EXERCISE REQUIREMENTS: Find every line with "matplotlib" in it, then report how many there are and nothing more.

☆ ☆ ☆ ☆ ☆ ☆ ☆

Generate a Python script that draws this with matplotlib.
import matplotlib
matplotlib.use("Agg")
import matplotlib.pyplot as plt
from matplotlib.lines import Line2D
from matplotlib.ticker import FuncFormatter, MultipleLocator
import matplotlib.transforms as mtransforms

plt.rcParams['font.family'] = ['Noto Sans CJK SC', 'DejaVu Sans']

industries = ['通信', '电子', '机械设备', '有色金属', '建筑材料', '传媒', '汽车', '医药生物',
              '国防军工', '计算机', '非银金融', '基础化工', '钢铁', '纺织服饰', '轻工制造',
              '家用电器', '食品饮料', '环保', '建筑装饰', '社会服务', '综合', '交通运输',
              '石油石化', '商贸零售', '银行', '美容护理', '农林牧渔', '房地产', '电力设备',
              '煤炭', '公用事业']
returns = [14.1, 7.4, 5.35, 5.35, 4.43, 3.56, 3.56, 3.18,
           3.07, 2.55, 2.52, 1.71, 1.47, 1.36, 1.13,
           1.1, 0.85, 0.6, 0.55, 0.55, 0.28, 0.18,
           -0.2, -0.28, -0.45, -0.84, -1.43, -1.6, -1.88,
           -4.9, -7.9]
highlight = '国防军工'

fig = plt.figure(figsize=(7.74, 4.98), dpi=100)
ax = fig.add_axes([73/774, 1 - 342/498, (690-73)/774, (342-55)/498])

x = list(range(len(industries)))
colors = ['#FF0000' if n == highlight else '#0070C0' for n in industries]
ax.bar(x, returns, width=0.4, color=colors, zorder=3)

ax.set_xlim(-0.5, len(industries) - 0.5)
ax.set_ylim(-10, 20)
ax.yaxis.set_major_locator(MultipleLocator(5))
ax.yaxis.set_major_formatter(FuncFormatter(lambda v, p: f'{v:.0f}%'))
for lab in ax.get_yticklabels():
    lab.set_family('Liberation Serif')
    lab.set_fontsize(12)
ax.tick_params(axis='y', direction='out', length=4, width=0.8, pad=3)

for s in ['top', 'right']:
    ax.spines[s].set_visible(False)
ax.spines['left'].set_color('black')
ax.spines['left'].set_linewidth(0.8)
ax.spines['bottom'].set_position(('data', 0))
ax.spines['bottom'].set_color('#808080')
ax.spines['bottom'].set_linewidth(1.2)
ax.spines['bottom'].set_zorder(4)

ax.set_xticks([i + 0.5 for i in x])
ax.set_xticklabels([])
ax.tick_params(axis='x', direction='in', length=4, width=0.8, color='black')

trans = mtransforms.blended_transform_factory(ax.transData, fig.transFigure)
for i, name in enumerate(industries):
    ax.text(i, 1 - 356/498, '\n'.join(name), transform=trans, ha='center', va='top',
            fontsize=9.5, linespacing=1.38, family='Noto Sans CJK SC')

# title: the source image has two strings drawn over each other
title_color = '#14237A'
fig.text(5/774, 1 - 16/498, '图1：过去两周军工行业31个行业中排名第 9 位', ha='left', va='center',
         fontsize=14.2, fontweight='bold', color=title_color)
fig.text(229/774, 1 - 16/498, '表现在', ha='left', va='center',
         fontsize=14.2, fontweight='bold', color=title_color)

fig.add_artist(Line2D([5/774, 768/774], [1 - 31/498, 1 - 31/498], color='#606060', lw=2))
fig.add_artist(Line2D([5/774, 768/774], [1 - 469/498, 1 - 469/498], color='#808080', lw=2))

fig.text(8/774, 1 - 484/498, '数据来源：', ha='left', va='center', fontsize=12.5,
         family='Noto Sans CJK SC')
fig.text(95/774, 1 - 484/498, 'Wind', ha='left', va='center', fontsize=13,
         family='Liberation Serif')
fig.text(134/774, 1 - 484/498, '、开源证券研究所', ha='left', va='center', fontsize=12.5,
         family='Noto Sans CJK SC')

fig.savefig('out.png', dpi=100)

☆ ☆ ☆ ☆ ☆ ☆ ☆

RESULT FOR THIS EXERCISE: 7